DIRECTION:
Begin at the first line below and copy each line exactly, ending with the line where "const rangeMarkerLevel = 0.235" appears.
━━━━━━━━━━
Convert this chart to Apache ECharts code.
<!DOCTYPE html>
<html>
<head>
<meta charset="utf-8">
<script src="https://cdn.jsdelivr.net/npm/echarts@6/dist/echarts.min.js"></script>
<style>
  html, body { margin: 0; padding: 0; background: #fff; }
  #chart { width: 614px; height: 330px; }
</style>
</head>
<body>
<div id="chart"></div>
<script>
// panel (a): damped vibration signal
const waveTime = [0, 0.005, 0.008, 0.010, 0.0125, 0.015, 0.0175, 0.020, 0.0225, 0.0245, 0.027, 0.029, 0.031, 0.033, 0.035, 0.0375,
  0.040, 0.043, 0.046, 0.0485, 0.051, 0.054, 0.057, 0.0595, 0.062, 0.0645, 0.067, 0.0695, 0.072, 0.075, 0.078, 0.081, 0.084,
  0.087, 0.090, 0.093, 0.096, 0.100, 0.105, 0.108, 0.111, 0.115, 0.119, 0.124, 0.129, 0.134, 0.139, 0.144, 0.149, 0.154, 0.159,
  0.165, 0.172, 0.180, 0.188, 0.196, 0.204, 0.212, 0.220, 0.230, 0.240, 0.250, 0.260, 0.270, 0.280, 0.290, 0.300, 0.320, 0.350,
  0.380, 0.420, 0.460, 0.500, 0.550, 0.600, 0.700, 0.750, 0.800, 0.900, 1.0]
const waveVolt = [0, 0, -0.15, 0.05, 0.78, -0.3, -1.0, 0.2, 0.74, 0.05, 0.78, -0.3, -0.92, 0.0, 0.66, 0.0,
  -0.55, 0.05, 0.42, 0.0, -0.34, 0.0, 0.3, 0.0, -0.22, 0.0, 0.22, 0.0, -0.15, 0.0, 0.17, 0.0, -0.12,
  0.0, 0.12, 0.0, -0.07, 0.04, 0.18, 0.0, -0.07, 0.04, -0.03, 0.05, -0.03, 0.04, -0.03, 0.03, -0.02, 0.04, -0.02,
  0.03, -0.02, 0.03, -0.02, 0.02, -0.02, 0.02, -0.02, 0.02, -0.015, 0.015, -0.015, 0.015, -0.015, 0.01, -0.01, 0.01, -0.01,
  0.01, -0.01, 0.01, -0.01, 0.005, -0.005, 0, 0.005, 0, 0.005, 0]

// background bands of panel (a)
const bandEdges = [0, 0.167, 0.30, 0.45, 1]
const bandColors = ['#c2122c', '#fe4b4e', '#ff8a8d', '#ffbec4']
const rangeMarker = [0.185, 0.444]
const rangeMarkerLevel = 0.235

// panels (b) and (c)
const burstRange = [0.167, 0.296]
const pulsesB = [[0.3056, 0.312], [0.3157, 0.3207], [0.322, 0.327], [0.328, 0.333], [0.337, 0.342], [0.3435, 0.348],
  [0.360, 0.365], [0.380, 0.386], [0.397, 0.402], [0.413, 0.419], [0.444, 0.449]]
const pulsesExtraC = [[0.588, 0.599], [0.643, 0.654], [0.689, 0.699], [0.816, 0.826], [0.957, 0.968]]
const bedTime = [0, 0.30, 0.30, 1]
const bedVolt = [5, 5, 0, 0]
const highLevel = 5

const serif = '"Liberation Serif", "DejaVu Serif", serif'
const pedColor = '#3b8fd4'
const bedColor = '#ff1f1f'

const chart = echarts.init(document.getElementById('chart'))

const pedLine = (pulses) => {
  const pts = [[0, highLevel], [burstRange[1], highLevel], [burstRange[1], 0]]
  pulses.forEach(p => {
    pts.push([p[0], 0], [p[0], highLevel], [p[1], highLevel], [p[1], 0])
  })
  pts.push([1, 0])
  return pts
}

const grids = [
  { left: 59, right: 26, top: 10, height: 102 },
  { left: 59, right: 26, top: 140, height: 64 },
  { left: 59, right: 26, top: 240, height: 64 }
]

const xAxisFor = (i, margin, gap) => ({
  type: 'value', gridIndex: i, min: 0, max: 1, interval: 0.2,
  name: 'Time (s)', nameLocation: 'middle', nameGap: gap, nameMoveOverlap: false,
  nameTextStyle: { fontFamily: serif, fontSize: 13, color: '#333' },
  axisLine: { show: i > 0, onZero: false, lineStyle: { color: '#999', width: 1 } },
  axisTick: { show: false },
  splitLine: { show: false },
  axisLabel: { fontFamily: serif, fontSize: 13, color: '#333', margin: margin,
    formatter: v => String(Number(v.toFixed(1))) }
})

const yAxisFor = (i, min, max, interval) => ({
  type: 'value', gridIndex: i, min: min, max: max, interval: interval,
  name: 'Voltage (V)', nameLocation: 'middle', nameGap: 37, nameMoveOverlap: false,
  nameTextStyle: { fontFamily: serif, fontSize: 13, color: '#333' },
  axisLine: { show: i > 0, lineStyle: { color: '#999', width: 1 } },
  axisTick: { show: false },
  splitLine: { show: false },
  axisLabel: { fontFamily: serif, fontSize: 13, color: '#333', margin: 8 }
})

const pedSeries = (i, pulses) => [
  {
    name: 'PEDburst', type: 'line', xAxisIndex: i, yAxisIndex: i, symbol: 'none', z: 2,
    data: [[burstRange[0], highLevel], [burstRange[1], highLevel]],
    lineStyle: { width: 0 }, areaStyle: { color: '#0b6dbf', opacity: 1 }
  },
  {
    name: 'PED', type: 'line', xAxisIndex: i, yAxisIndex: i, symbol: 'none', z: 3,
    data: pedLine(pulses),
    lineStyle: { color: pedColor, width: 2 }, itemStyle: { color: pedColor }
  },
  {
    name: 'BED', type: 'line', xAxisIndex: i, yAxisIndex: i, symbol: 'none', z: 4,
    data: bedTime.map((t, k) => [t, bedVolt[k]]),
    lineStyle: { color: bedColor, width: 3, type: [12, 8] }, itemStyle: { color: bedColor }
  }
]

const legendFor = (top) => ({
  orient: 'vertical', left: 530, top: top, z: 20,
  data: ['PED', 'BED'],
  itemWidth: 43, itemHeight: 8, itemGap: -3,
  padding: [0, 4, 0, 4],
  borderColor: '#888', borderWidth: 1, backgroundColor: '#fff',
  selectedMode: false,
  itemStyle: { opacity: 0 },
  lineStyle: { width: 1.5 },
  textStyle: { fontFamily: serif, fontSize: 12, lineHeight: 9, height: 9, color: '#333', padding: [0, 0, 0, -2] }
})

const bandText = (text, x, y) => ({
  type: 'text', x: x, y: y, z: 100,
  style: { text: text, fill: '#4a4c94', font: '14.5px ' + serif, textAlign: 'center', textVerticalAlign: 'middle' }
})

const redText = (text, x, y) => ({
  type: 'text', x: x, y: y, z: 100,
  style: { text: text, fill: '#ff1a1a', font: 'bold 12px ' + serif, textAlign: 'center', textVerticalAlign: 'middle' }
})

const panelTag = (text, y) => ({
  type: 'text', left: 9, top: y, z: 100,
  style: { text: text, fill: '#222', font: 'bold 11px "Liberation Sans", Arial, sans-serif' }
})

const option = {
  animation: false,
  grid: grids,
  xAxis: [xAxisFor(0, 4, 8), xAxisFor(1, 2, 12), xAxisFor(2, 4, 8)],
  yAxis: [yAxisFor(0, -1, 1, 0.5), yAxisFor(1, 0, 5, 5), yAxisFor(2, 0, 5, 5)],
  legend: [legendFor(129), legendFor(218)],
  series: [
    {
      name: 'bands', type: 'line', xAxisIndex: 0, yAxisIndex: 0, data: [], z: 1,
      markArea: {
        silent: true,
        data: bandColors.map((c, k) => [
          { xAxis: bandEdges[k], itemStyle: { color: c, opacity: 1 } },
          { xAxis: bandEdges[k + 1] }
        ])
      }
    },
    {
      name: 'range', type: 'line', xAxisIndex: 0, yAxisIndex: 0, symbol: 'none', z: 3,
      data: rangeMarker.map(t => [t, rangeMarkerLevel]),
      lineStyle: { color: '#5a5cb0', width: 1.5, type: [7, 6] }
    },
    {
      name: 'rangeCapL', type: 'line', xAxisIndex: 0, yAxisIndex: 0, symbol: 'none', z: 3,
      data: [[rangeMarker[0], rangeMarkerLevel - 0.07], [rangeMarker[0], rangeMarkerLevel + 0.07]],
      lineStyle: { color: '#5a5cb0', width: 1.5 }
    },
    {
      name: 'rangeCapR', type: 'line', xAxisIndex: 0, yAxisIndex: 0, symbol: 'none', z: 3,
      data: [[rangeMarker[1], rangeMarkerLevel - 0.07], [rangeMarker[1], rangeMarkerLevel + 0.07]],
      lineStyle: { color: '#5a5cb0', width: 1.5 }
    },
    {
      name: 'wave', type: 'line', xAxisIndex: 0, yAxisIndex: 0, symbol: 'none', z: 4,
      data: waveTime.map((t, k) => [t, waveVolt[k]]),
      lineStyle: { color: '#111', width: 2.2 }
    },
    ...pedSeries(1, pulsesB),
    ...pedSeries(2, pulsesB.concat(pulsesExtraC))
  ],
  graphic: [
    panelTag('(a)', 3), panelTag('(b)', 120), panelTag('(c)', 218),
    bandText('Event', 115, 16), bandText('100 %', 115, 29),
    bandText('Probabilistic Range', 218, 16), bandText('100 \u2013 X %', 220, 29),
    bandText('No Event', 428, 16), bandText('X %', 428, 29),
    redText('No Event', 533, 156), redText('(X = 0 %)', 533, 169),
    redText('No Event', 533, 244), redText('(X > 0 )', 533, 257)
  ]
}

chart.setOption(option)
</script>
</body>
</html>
━━━━━━━━━━
TASK RESULT:
Convert this chart to Apache ECharts code.
<!DOCTYPE html>
<html>
<head>
<meta charset="utf-8">
<script src="https://cdn.jsdelivr.net/npm/echarts@6/dist/echarts.min.js"></script>
<style>
  html, body { margin: 0; padding: 0; background: #fff; }
  #chart { width: 614px; height: 330px; }
</style>
</head>
<body>
<div id="chart"></div>
<script>
// panel (a): damped vibration signal
const waveTime = [0, 0.005, 0.008, 0.010, 0.0125, 0.015, 0.0175, 0.020, 0.0225, 0.0245, 0.027, 0.029, 0.031, 0.033, 0.035, 0.0375,
  0.040, 0.043, 0.046, 0.0485, 0.051, 0.054, 0.057, 0.0595, 0.062, 0.0645, 0.067, 0.0695, 0.072, 0.075, 0.078, 0.081, 0.084,
  0.087, 0.090, 0.093, 0.096, 0.100, 0.105, 0.108, 0.111, 0.115, 0.119, 0.124, 0.129, 0.134, 0.139, 0.144, 0.149, 0.154, 0.159,
  0.165, 0.172, 0.180, 0.188, 0.196, 0.204, 0.212, 0.220, 0.230, 0.240, 0.250, 0.260, 0.270, 0.280, 0.290, 0.300, 0.320, 0.350,
  0.380, 0.420, 0.460, 0.500, 0.550, 0.600, 0.700, 0.750, 0.800, 0.900, 1.0]
const waveVolt = [0, 0, -0.15, 0.05, 0.78, -0.3, -1.0, 0.2, 0.74, 0.05, 0.78, -0.3, -0.92, 0.0, 0.66, 0.0,
  -0.55, 0.05, 0.42, 0.0, -0.34, 0.0, 0.3, 0.0, -0.22, 0.0, 0.22, 0.0, -0.15, 0.0, 0.17, 0.0, -0.12,
  0.0, 0.12, 0.0, -0.07, 0.04, 0.18, 0.0, -0.07, 0.04, -0.03, 0.05, -0.03, 0.04, -0.03, 0.03, -0.02, 0.04, -0.02,
  0.03, -0.02, 0.03, -0.02, 0.02, -0.02, 0.02, -0.02, 0.02, -0.015, 0.015, -0.015, 0.015, -0.015, 0.01, -0.01, 0.01, -0.01,
  0.01, -0.01, 0.01, -0.01, 0.005, -0.005, 0, 0.005, 0, 0.005, 0]

// background bands of panel (a)
const bandEdges = [0, 0.167, 0.30, 0.45, 1]
const bandColors = ['#c2122c', '#fe4b4e', '#ff8a8d', '#ffbec4']
const rangeMarker = [0.185, 0.444]
const rangeMarkerLevel = 0.235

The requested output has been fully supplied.